Security concerns in Asia could fuel growing demand for political risk guarantees, continuing a three-year trend, an Asian Development Bank (ADB) consultant has said.

Demand for such political risk guarantees has steadily increased since the Manila-based multilateral lender began to underwrite them in 2000, said Daniel Wagner, ADB Specialist Consultant on Political Risk Guarantees.

A political risk guarantee assures an investor that the guarantor will assume costs for damage or disruption of business arising from non-commercial risks such as expropriation, currency inconvertibility or non-transfer, terrorism, sabotage, riots or breach of contract.

"We started with no portfolio three years ago.
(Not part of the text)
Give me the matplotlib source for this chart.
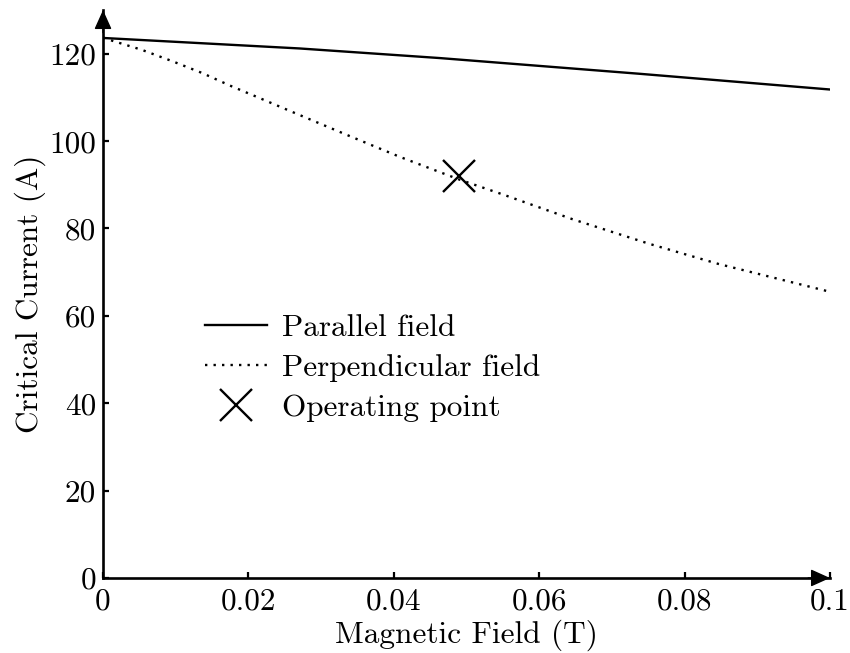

We have had a consistent submission flow and it is growing," he told AFP on the sidelines of the recent Pacific Economic Cooperation Council meeting in Brunei.
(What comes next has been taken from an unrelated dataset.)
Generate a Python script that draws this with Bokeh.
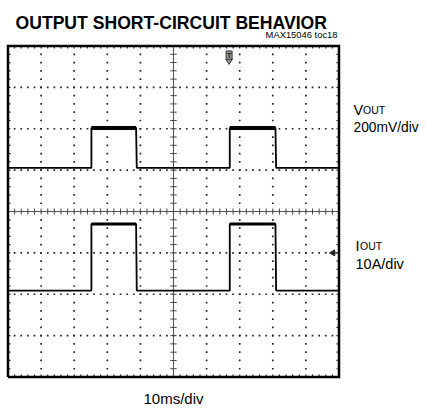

"It's going to continue to grow because political risk is not going to become less of an issue with time. It's going to become more of an issue.

"The question becomes, will the demand of international equity investors, lenders and traders coincide with what providers of political risk guarantees are able to provide?"

Wagner said ADB guarantees are a risk management tool to help catalyze trade and investment into Asia at a time when investor perception of the region has been dented by a spate of terrorist attacks.

"We think we have a good story to tell. What we want to do, ultimately, is provide credit enhancement," he said.

"It helps to mobilize capital and that's what we want to do - facilitate capital flows to promote the development process in Asia."

Indonesia, the Philippines, China and Vietnam are the countries in Asia where most companies have sought political risk guarantees over the past two years, said Wagner, who has 15 years of experience in underwriting and brokering political risk insurance for global companies.

ADB, with a premium triple A rating from international credit rating agencies, can issue up to 150 million dollars of political risk cover per transaction and is the only multilateral institution focused exclusively on Asia.

Despite rising demand, however, the number of investment transactions which require political risk coverage has fallen because of a slump in cross-border investments induced by the global economic slowdown and security concerns.

"A number of lending institutions have reduced their cross- border exposures in developing countries. They are sticking more towards investment in the developed world," Wagner said.

The September 11, 2001 terrorist attacks in the United States, the currency meltdown in Argentina and other global stresses have forced investors "to take a second look at where they are doing business and how they are doing business."

Approximately 75 percent of those entities seeking political risk guarantees are financial institutions looking to support cross-border transactions, Wagner said.

ADB has provided political risk guarantees for the financiers of power plants in Sri Lanka, Bangladesh and Vietnam. The bank is currently working on projects in Indonesia and Thailand.

With political risk taking a front-burner position now in the minds of many international businesses, it has become a much stronger potential deterrent to investment than it was two years ago, Wagner said.